*** DATA
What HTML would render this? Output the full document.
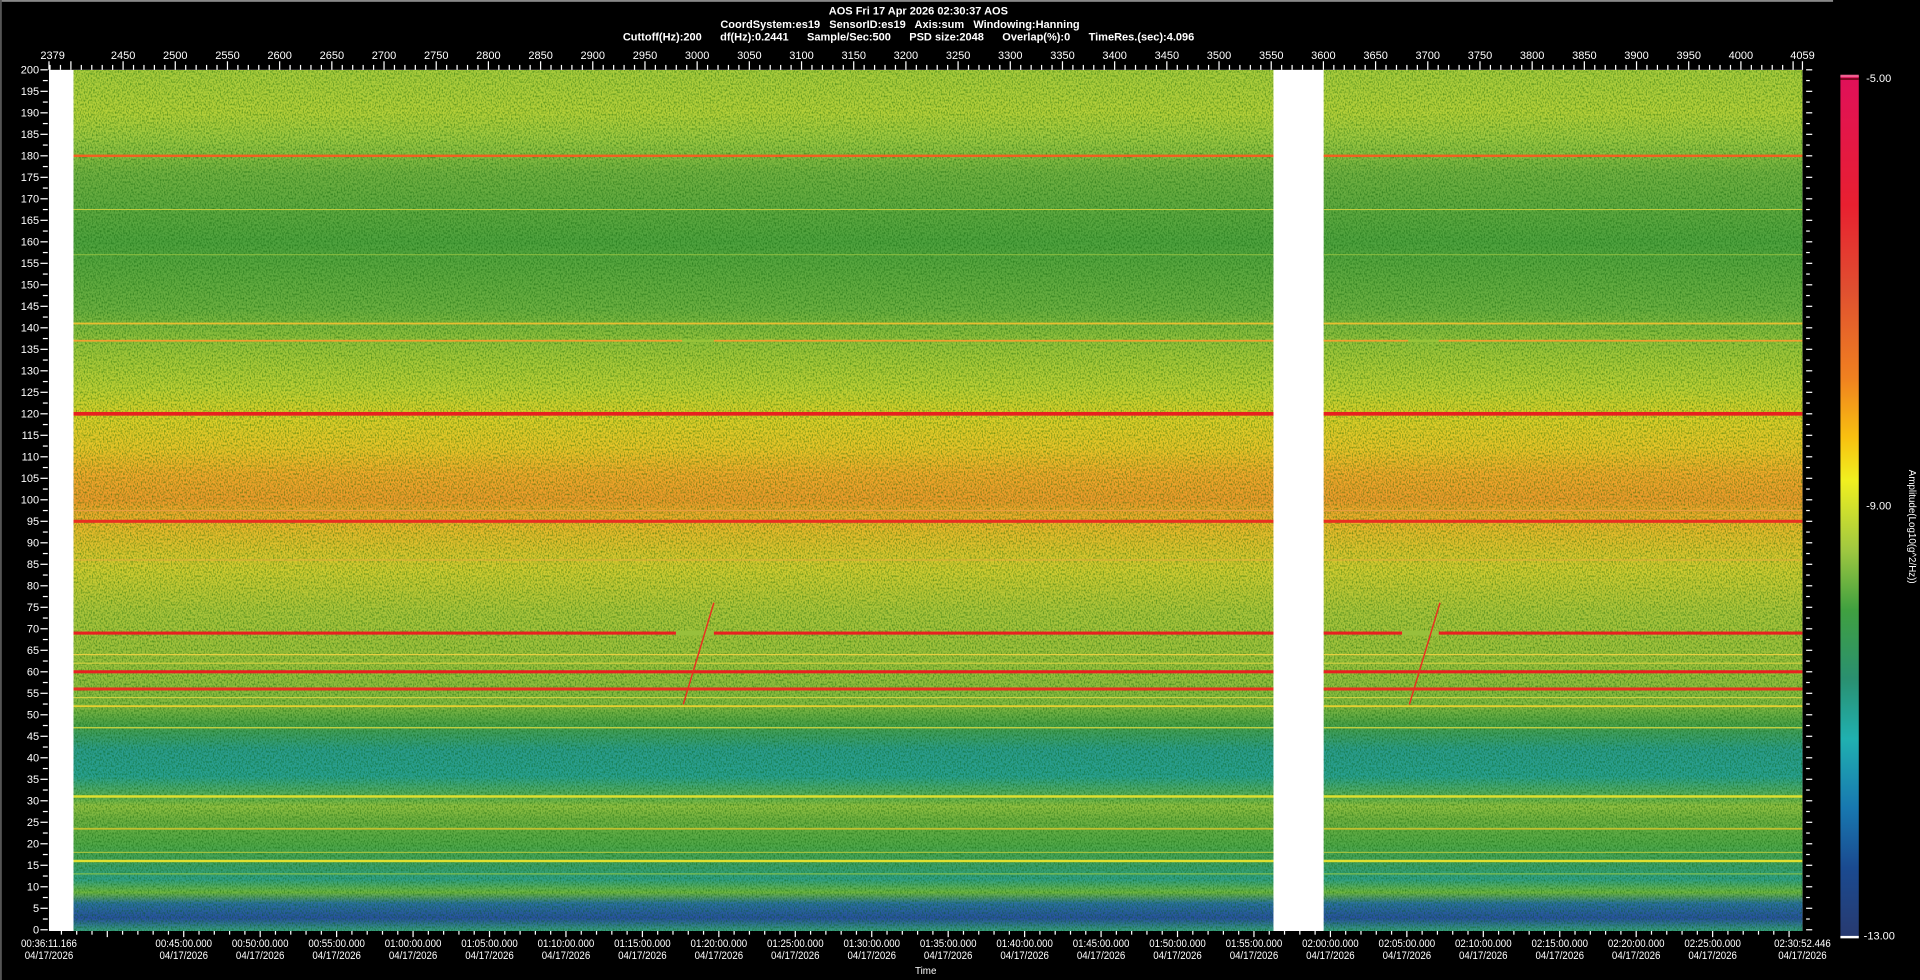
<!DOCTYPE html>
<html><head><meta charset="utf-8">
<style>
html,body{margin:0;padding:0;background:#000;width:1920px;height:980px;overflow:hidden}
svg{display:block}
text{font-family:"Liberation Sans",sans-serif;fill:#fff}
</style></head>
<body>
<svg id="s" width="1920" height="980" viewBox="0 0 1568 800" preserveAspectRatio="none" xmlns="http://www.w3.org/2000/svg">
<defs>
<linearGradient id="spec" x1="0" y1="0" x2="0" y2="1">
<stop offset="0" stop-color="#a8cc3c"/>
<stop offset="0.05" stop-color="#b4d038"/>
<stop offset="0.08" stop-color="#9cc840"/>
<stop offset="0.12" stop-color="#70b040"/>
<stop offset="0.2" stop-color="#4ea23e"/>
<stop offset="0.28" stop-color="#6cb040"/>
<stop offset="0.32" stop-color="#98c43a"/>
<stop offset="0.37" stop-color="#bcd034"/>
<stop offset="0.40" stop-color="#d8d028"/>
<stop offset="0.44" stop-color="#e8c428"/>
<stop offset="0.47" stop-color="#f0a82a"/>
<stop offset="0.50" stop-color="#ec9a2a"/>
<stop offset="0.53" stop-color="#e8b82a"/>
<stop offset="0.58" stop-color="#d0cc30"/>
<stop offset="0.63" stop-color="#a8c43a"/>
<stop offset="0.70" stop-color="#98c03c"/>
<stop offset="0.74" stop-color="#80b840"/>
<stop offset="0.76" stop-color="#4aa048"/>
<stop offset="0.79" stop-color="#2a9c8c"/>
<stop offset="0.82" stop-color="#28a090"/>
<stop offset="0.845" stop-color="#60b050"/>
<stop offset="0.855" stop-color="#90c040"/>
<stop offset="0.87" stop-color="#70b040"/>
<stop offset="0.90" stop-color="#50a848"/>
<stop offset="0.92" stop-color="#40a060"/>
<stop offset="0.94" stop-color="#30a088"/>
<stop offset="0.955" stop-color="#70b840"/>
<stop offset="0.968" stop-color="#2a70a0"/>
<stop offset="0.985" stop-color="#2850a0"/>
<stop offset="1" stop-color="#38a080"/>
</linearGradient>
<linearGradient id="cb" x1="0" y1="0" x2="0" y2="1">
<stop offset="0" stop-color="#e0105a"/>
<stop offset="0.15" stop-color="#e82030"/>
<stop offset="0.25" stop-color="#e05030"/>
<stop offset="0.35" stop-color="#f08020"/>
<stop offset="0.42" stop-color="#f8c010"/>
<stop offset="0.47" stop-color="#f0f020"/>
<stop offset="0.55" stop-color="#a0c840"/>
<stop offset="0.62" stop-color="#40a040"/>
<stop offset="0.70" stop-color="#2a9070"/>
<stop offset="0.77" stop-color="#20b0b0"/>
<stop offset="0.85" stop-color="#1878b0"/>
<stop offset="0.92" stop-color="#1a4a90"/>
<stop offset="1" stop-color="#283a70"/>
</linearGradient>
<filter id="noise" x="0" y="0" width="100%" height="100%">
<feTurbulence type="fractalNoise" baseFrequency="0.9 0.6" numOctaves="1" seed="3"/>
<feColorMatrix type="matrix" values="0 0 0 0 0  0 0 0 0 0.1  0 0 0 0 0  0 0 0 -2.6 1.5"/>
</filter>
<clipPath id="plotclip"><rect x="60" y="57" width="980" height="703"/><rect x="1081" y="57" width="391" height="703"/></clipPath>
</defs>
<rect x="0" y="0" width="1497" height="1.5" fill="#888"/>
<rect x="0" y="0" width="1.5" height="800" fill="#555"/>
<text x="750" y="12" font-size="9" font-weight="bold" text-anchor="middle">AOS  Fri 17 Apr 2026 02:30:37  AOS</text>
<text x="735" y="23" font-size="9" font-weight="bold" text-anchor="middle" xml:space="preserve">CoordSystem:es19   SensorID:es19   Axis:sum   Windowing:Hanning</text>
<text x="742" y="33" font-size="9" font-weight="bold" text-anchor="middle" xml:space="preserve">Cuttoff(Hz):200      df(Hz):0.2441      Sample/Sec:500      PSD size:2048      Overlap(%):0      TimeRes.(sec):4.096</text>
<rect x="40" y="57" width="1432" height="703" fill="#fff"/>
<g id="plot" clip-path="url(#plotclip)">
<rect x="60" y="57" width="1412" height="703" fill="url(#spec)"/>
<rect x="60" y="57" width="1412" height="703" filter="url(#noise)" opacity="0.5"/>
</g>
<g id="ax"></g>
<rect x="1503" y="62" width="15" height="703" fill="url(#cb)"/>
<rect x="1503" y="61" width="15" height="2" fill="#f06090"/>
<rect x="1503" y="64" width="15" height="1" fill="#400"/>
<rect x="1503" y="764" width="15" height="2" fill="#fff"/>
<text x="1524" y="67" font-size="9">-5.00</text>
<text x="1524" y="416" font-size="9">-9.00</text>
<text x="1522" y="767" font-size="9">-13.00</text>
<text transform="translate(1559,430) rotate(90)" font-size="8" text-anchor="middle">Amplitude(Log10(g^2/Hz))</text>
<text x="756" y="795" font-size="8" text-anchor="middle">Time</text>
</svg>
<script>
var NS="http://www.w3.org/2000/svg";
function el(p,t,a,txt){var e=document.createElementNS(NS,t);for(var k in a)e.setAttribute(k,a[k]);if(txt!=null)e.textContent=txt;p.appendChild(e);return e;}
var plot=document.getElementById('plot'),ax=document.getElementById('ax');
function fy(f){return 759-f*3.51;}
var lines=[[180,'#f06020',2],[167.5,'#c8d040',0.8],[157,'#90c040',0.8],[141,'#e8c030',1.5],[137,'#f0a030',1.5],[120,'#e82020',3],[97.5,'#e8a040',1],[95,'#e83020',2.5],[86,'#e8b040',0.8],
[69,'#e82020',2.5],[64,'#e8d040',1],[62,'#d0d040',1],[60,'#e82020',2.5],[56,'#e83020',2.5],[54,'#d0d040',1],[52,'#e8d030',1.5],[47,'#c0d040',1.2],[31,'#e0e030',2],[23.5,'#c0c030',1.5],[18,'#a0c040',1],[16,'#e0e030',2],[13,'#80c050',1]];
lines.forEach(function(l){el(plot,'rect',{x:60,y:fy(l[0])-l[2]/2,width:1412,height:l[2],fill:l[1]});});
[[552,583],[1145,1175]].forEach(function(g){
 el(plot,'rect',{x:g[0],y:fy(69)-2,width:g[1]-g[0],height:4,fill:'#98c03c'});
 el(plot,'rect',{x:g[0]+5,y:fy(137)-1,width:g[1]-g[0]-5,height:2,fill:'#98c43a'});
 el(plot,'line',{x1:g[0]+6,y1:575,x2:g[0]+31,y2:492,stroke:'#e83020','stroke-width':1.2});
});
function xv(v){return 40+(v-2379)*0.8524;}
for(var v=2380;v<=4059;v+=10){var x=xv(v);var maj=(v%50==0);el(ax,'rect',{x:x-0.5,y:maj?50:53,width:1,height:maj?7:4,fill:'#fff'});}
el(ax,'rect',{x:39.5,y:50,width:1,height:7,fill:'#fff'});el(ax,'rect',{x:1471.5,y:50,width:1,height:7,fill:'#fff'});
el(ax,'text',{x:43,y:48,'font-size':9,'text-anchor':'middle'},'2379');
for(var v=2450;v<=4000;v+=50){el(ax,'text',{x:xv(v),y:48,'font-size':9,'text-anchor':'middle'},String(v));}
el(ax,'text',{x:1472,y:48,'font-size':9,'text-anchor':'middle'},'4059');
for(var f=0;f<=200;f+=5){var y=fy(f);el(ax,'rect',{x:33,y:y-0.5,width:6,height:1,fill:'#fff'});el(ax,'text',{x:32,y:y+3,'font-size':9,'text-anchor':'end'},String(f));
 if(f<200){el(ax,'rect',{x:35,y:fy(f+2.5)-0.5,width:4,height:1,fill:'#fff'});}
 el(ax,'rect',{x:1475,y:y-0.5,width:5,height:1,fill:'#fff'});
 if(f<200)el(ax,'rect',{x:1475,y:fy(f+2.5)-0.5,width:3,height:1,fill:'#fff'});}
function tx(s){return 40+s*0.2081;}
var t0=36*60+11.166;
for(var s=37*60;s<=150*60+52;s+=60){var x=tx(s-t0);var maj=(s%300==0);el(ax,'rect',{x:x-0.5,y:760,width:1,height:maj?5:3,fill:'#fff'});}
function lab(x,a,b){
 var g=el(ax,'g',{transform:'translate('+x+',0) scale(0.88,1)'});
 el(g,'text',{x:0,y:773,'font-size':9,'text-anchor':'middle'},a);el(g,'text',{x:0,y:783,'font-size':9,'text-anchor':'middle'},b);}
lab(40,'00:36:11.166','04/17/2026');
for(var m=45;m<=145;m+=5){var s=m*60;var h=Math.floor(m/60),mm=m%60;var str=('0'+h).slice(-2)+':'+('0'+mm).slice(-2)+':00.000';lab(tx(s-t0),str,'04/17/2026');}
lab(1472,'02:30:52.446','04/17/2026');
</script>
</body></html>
******
#### THE REQUEST
Where a line above contains the word "document", copy that line.

#### FINAL RESULT
What HTML would render this? Output the full document.
function el(p,t,a,txt){var e=document.createElementNS(NS,t);for(var k in a)e.setAttribute(k,a[k]);if(txt!=null)e.textContent=txt;p.appendChild(e);return e;}
var plot=document.getElementById('plot'),ax=document.getElementById('ax');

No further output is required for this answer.